Complicated

[complicated]

I know I make things much more complicated that what they seem.

I am looking for help with a worksheet problem. I think I have the right answer, but I am not sure.

Find the largest open intervals where the function is concave upward.

f(x) = 6
x

I think it is = (0, ∞) can someone let me know if this is right before I turn it in? Thanks.

 

[pka]

Did you graph the expression?
Did you find where the the second derivative is positive?

 

[complicated]

No I didnt graph it.
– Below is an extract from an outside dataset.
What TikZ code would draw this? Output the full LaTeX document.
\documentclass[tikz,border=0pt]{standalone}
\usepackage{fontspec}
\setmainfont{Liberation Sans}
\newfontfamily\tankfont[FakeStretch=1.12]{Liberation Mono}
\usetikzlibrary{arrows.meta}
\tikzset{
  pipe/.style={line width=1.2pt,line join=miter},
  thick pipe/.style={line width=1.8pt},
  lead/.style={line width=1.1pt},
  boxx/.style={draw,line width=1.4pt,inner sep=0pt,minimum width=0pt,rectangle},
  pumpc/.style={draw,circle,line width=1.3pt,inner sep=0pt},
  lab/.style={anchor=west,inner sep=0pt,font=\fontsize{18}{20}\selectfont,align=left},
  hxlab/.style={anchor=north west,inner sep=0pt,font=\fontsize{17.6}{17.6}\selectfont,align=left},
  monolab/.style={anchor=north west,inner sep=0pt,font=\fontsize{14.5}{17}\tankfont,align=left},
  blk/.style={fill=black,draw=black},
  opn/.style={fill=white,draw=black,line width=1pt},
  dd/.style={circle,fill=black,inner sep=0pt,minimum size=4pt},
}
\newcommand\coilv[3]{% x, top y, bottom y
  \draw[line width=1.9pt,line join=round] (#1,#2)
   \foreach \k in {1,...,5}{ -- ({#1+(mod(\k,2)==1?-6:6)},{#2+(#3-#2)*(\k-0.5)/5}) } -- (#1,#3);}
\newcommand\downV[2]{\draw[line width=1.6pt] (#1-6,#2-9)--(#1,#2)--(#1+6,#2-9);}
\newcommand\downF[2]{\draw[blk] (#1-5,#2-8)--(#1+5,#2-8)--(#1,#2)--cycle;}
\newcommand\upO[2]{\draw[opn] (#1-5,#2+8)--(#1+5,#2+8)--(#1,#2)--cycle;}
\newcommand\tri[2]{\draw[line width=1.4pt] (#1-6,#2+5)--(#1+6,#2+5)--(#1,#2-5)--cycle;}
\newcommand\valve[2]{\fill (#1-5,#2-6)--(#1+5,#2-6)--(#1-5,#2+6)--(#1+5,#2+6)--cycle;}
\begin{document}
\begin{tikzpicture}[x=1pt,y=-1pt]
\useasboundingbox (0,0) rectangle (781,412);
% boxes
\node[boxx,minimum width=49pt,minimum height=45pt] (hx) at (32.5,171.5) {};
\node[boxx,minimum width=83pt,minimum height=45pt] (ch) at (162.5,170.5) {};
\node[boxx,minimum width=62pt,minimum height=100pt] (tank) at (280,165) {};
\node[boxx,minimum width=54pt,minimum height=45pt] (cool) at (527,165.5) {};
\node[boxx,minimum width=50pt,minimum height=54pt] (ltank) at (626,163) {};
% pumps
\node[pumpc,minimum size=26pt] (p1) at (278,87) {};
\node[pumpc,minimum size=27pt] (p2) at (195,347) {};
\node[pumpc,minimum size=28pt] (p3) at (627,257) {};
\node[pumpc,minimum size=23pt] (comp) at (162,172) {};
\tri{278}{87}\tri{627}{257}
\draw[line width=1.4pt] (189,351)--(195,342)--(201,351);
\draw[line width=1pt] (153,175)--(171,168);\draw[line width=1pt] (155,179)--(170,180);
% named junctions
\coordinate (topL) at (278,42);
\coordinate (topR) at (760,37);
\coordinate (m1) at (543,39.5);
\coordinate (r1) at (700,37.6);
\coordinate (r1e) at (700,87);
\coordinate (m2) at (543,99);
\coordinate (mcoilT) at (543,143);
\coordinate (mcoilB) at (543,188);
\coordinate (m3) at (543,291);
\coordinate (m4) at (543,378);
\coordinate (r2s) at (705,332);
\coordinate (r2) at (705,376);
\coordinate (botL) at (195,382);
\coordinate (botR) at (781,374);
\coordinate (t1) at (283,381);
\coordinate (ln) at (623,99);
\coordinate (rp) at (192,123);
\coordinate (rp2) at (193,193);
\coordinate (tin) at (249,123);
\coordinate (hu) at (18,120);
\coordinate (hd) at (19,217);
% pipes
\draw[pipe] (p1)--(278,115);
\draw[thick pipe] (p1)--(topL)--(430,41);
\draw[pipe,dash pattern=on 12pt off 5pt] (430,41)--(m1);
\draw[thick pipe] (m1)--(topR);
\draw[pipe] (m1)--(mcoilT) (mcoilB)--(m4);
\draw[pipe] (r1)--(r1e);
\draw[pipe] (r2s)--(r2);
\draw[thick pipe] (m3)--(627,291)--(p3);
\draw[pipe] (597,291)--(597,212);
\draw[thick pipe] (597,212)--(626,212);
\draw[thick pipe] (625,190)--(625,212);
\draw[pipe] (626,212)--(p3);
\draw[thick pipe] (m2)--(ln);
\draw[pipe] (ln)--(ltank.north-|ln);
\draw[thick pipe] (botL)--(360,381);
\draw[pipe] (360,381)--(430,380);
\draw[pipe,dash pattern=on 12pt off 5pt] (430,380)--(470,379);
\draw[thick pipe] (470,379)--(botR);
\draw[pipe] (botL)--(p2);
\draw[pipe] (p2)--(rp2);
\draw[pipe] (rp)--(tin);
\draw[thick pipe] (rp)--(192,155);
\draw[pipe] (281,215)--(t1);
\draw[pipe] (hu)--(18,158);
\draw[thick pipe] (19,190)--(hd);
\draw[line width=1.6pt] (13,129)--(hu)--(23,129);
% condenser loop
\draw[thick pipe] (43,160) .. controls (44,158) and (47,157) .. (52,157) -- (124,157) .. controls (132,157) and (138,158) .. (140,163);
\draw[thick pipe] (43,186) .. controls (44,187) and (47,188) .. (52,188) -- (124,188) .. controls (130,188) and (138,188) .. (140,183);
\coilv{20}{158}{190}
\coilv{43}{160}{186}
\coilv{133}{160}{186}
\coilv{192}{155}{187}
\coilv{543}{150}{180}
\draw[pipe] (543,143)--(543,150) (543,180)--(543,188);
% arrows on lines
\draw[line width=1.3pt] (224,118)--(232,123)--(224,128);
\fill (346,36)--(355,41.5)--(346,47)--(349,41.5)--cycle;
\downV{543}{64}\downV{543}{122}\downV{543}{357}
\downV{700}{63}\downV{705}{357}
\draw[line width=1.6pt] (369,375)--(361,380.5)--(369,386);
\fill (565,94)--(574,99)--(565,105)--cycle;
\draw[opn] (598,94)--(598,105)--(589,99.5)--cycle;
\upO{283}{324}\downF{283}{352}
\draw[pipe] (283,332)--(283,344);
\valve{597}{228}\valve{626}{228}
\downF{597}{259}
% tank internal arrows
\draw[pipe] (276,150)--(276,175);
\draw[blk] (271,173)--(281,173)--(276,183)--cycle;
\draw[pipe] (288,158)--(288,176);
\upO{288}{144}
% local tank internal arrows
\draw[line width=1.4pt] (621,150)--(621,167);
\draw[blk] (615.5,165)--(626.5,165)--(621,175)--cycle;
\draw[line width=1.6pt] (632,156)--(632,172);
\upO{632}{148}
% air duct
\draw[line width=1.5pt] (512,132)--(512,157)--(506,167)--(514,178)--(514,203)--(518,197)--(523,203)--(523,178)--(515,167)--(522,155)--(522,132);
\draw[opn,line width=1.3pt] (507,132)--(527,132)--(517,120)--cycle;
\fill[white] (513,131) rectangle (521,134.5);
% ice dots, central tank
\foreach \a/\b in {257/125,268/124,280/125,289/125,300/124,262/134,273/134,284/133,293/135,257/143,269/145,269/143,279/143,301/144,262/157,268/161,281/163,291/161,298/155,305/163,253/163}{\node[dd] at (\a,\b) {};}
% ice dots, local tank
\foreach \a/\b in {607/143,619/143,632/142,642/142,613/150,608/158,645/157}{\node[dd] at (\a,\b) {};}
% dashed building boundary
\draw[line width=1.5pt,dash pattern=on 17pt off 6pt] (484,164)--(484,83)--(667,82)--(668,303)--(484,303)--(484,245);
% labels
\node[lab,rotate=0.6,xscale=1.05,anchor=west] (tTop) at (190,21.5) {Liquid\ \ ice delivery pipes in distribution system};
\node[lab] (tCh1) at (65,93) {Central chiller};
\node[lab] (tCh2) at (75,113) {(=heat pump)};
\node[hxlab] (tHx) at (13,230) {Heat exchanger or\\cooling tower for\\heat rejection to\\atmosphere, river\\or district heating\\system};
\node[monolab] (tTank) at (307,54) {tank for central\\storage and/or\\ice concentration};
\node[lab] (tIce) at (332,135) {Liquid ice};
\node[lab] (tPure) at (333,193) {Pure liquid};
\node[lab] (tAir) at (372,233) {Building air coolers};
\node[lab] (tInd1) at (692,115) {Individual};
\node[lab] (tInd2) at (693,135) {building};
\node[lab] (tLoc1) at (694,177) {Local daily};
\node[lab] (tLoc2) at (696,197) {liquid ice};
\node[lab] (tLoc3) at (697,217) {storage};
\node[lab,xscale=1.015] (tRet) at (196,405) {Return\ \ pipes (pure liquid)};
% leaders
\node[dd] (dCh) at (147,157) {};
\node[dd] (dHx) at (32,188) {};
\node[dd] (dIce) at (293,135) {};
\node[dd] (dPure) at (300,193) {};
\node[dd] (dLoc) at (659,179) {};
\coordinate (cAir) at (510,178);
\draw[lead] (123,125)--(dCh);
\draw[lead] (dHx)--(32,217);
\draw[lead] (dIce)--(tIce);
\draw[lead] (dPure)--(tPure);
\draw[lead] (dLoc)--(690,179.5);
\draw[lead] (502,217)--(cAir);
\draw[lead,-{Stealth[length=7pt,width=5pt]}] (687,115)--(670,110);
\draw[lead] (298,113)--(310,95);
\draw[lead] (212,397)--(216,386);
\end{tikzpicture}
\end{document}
That is probably why I am confused.

 

[soroban]

Hello, complicated!

Find the largest open intervals where the function is concave upward.

\(\displaystyle f(x)\:=\:\L\frac{6}{x}\)

I think it is: \(\displaystyle \,(0,\,\infty)\)

You're right!

We have: \(\displaystyle \,f(x)\,=\,6x^{-1}\;\;\Rightarrow\;\;f'(x)\,=\,-6x^{-2}\;\;\Rightarrow\;\;f''(x)\,=\,12x^{-3}\)

For "concave upward", the second derivative must be positive.

\(\displaystyle \L\;\;\frac{12}{x^3}\) is positive if \(\displaystyle x\) is positive.

Your interval is correct.